* What to produce *
Beginning with the first line, set down every line through the one containing "var lineEnd = 731;", exactly as it appears, but not the pictures.

-------- Recorded data --------

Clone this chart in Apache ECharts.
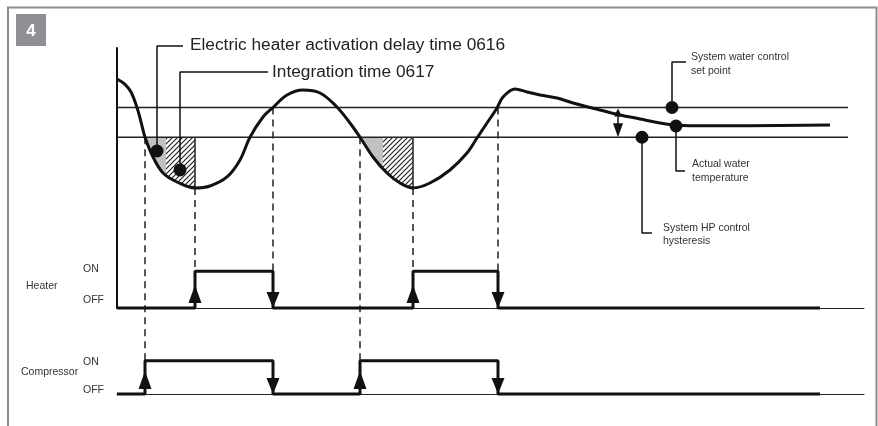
<!DOCTYPE html>
<html lang="en">
<head>
<meta charset="UTF-8">
<title>heater control</title>
<script src="https://cdn.jsdelivr.net/npm/echarts@6/dist/echarts.min.js"></script>
<style>
    html, body { margin: 0; padding: 0; background: #fff; }
    #main { width: 878px; height: 426px; }
</style>
</head>
<body>
<div id="main"></div>
<script>
// ---- data (time in s, temperature in °C, state 0 = OFF / 1 = ON) ----
var timeMax = 747;
var tempMin = 11.3, tempMax = 55;
var setPoint = 45;
var hysteresis = 5;
var lineEnd = 731;

var curveTime = [0, 8, 14, 20, 24, 28, 36, 46, 60, 78, 93, 110, 123, 133, 146, 156, 170, 186, 203, 219, 233, 243, 256, 270, 283, 296, 313, 333, 350, 360, 370, 380, 386, 398, 410, 423, 440, 456, 483, 503, 523, 543, 558, 573, 630, 713];
var curveTemp = [49.79, 48.9, 47.6, 45.0, 42.6, 40.0, 36.68, 33.99, 32.48, 31.47, 31.81, 33.32, 36.18, 40.0, 43.4, 45.0, 47.1, 47.94, 47.44, 45.25, 42.4, 40.0, 36.68, 33.99, 32.31, 31.47, 32.31, 34.5, 37.35, 39.87, 42.39, 44.92, 46.76, 48.11, 47.61, 47.1, 46.6, 45.76, 44.58, 43.74, 43.07, 42.39, 42.06, 41.95, 41.95, 42.05];

var heaterTime  = [0, 78, 78, 156, 156, 296, 296, 381, 381, 703];
var heaterState = [0, 0, 1, 1, 0, 0, 1, 1, 0, 0];
var compTime    = [0, 28, 28, 156, 156, 243, 243, 381, 381, 703];
var compState   = [0, 0, 1, 1, 0, 0, 1, 1, 0, 0];

// delay (grey) and integration (hatched) windows
var delayRanges = [[28, 49], [243, 266]];
var integRanges = [[49, 78], [266, 296]];

// dashed links: time, temperature where it starts, track it reaches (1 heater, 2 compressor)
var dashTime  = [28, 78, 156, 243, 296, 381];
var dashTemp  = [40, 31.47, 45, 40, 31.47, 45];
var dashTrack = [2, 1, 1, 2, 1, 1];

var dotPoints = [[40, 37.69], [63, 34.5], [555, 45], [559, 41.89], [525, 40]];
var leaders = [
    [[40, 37.69], [40, 55.34], [66, 55.34]],
    [[63, 34.5], [63, 50.97], [151, 50.97]],
    [[555, 45], [555, 52.65], [569, 52.65]],
    [[559, 41.89], [559, 34.33], [568, 34.33]],
    [[525, 40], [525, 23.91], [535, 23.91]]
];
var hystArrowTime = 501;

// ---- layout ----
var FONT = '"Liberation Sans", Arial, sans-serif';
var plotLeft = 117, plotTop = 48, tempHeight = 260;
var pxPerDeg = tempHeight / (tempMax - tempMin);
var lowLine = setPoint - hysteresis;

function zip(a, b) { return a.map(function (v, i) { return [v, b[i]]; }); }
var curveData = zip(curveTime, curveTemp);

function hatchCanvas() {
    var c = document.createElement('canvas');
    c.width = 5; c.height = 5;
    var g = c.getContext('2d');
    g.fillStyle = '#fff'; g.fillRect(0, 0, 5, 5);
    g.strokeStyle = '#222'; g.lineWidth = 1.2;
    g.beginPath();
    g.moveTo(-1, 6); g.lineTo(6, -1);
    g.moveTo(-1, 1); g.lineTo(1, -1);
    g.moveTo(4, 6); g.lineTo(6, 4);
    g.stroke();
    return c;
}

var grids = [
    {left: plotLeft, top: plotTop, width: timeMax, height: tempHeight},
    {left: plotLeft, top: 253, width: timeMax, height: 55},
    {left: plotLeft, top: 344, width: timeMax, height: 50}
];
var xAxes = [], yAxes = [];
function hiddenAxis(i, min, max) {
    return {gridIndex: i, type: 'value', min: min, max: max, show: false, splitLine: {show: false}};
}
function stateLabels(onPad, offPad) {
    return {
        show: true, align: 'left', margin: 34, color: '#333', fontSize: 10.5, fontFamily: FONT,
        formatter: function (v) { return v === 0 ? '{off|OFF}' : (v === 1 ? '{on|ON}' : ''); },
        rich: {
            on: {padding: onPad, fontSize: 10.5, color: '#333', fontFamily: FONT},
            off: {padding: offPad, fontSize: 10.5, color: '#333', fontFamily: FONT}
        }
    };
}
xAxes.push(hiddenAxis(0, 0, timeMax));
yAxes.push({
    gridIndex: 0, type: 'value', min: tempMin, max: tempMax,
    axisLine: {show: true, lineStyle: {color: '#111', width: 2}},
    axisTick: {show: false}, axisLabel: {show: false}, splitLine: {show: false}
});
[1, 2].forEach(function (i) {
    xAxes.push({
        gridIndex: i, type: 'value', min: 0, max: timeMax,
        axisLine: {show: true, lineStyle: {color: '#222', width: 1}},
        axisTick: {show: false}, axisLabel: {show: false}, splitLine: {show: false}
    });
    yAxes.push({
        gridIndex: i, type: 'value', min: 0, max: 1.5, interval: 1,
        axisLine: {show: false}, axisTick: {show: false}, splitLine: {show: false},
        axisLabel: i === 1 ? stateLabels([0, 0, 4, 0], [0, 0, 15, 0]) : stateLabels([2, 0, 0, 0], [0, 0, 7, 0])
    });
});

var series = [];
var hatch = {image: hatchCanvas(), repeat: 'repeat'};
function addShade(range, color) {
    var i = grids.length;
    grids.push({
        left: plotLeft + range[0], width: range[1] - range[0],
        top: plotTop + (tempMax - lowLine) * pxPerDeg, height: (lowLine - tempMin) * pxPerDeg
    });
    xAxes.push(hiddenAxis(i, range[0], range[1]));
    yAxes.push(hiddenAxis(i, tempMin, lowLine));
    series.push({
        type: 'line', xAxisIndex: i, yAxisIndex: i, data: curveData, smooth: 0.35,
        symbol: 'none', silent: true, z: 1,
        lineStyle: {width: 0, opacity: 0},
        areaStyle: {color: color, opacity: 1, origin: 'end'}
    });
}
delayRanges.forEach(function (r) { addShade(r, '#c0c1c3'); });
integRanges.forEach(function (r) { addShade(r, hatch); });

// set point and hysteresis lines
[setPoint, lowLine].forEach(function (v) {
    series.push({
        type: 'line', xAxisIndex: 0, yAxisIndex: 0, data: [[0, v], [lineEnd, v]],
        symbol: 'none', silent: true, z: 2, lineStyle: {color: '#222', width: 1.5}
    });
});

// edges of the integration windows
series.push({
    type: 'custom', xAxisIndex: 0, yAxisIndex: 0, silent: true, z: 2,
    data: integRanges.map(function (r, k) { return [r[1], lowLine, dashTemp[k === 0 ? 1 : 4]]; }),
    renderItem: function (p, api) {
        var a = api.coord([api.value(0), api.value(1)]);
        var b = api.coord([api.value(0), api.value(2)]);
        return {type: 'line', shape: {x1: a[0], y1: a[1], x2: b[0], y2: b[1]}, style: {stroke: '#222', lineWidth: 1.5}};
    }
});

// dashed links to the heater / compressor tracks
series.push({
    type: 'custom', xAxisIndex: 0, yAxisIndex: 0, silent: true, z: 2,
    data: dashTime.map(function (t, i) { return [t, dashTemp[i], dashTrack[i]]; }),
    renderItem: function (p, api) {
        var t = api.value(0);
        var a = api.coord([t, api.value(1)]);
        var k = api.value(2);
        var b = chart.convertToPixel({xAxisIndex: k, yAxisIndex: k}, [t, 1]);
        if (!b) return;
        return {type: 'line', shape: {x1: a[0], y1: a[1], x2: b[0], y2: b[1]},
                style: {stroke: '#222', lineWidth: 1.5, lineDash: [7, 5]}};
    }
});

// temperature curve
series.push({
    type: 'line', xAxisIndex: 0, yAxisIndex: 0, data: curveData, smooth: 0.35,
    symbol: 'none', silent: true, z: 4, lineStyle: {color: '#111', width: 3}
});

// hysteresis double arrow
series.push({
    type: 'custom', xAxisIndex: 0, yAxisIndex: 0, silent: true, z: 4,
    data: [[hystArrowTime, setPoint, lowLine]],
    renderItem: function (p, api) {
        var a = api.coord([api.value(0), api.value(1)]);
        var b = api.coord([api.value(0), api.value(2)]);
        return {type: 'group', children: [
            {type: 'line', shape: {x1: a[0], y1: a[1] + 5, x2: b[0], y2: b[1] - 10}, style: {stroke: '#111', lineWidth: 1.5}},
            {type: 'polygon', shape: {points: [[a[0], a[1] + 1], [a[0] - 4, a[1] + 9], [a[0] + 4, a[1] + 9]]}, style: {fill: '#111'}},
            {type: 'polygon', shape: {points: [[b[0], b[1]], [b[0] - 5, b[1] - 14], [b[0] + 5, b[1] - 14]]}, style: {fill: '#111'}}
        ]};
    }
});

// leader lines and dots
leaders.forEach(function (pts) {
    series.push({
        type: 'line', xAxisIndex: 0, yAxisIndex: 0, data: pts, clip: false,
        symbol: 'none', silent: true, z: 5, lineStyle: {color: '#111', width: 1.5}
    });
});
series.push({
    type: 'scatter', xAxisIndex: 0, yAxisIndex: 0, data: dotPoints, clip: false,
    symbolSize: 13, silent: true, z: 6, itemStyle: {color: '#111', opacity: 1}
});

// heater and compressor signals with edge arrows
function addSignal(i, times, states) {
    series.push({
        type: 'line', xAxisIndex: i, yAxisIndex: i, data: zip(times, states), clip: false,
        symbol: 'none', silent: true, z: 3, lineStyle: {color: '#111', width: 3}
    });
    var up = [], down = [];
    for (var k = 1; k < times.length; k++) {
        if (times[k] === times[k - 1] && states[k] !== states[k - 1]) {
            (states[k] > states[k - 1] ? up : down).push([times[k], 0]);
        }
    }
    series.push({
        type: 'scatter', xAxisIndex: i, yAxisIndex: i, data: up, clip: false, silent: true, z: 4,
        symbol: 'triangle', symbolSize: [13, 18], symbolOffset: [0, -14], itemStyle: {color: '#111', opacity: 1}
    });
    series.push({
        type: 'scatter', xAxisIndex: i, yAxisIndex: i, data: down, clip: false, silent: true, z: 4,
        symbol: 'triangle', symbolRotate: 180, symbolSize: [13, 16], symbolOffset: [0, -8], itemStyle: {color: '#111', opacity: 1}
    });
}
addSignal(1, heaterTime, heaterState);
addSignal(2, compTime, compState);

grids.forEach(function (g) { g.containLabel = false; g.outerBoundsMode = 'none'; });

// ---- text and frame ----
var notes = [
    ['Electric heater activation delay time 0616', 190, 45, 17.3, '#222'],
    ['Integration time 0617', 272, 72, 17.3, '#222'],
    ['System water control', 691, 57, 10.5, '#333'],
    ['set point', 691, 71, 10.5, '#333'],
    ['Actual water', 692, 164, 10.5, '#333'],
    ['temperature', 692, 178, 10.5, '#333'],
    ['System HP control', 663, 228, 10.5, '#333'],
    ['hysteresis', 663, 241, 10.5, '#333'],
    ['Heater', 26, 286, 10.5, '#333'],
    ['Compressor', 21, 372, 10.5, '#333']
];
var graphics = [
    {type: 'polyline', silent: true, shape: {points: [[8, 440], [8, 7.5], [876.5, 7.5], [876.5, 440]]},
     style: {stroke: '#8c8c8c', lineWidth: 2, fill: 'none'}},
    {type: 'rect', silent: true, shape: {x: 16, y: 14, width: 30, height: 32}, style: {fill: '#8e9094'}},
    {type: 'text', silent: true, x: 31, y: 31, style: {text: '4', fill: '#fff', font: 'bold 17px ' + FONT, align: 'center', verticalAlign: 'middle'}}
];
notes.forEach(function (n) {
    graphics.push({type: 'text', silent: true, x: n[1], y: n[2],
        style: {text: n[0], fill: n[4], font: n[3] + 'px ' + FONT, align: 'left', verticalAlign: 'middle'}});
});

var chart = echarts.init(document.getElementById('main'));
chart.setOption({
    animation: false,
    backgroundColor: '#fff',
    grid: grids,
    xAxis: xAxes,
    yAxis: yAxes,
    series: series,
    graphic: graphics
});
</script>
</body>
</html>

--------

* Answer to this exercise *
Clone this chart in Apache ECharts.
<!DOCTYPE html>
<html lang="en">
<head>
<meta charset="UTF-8">
<title>heater control</title>
<script src="https://cdn.jsdelivr.net/npm/echarts@6/dist/echarts.min.js"></script>
<style>
    html, body { margin: 0; padding: 0; background: #fff; }
    #main { width: 878px; height: 426px; }
</style>
</head>
<body>
<div id="main"></div>
<script>
// ---- data (time in s, temperature in °C, state 0 = OFF / 1 = ON) ----
var timeMax = 747;
var tempMin = 11.3, tempMax = 55;
var setPoint = 45;
var hysteresis = 5;
var lineEnd = 731;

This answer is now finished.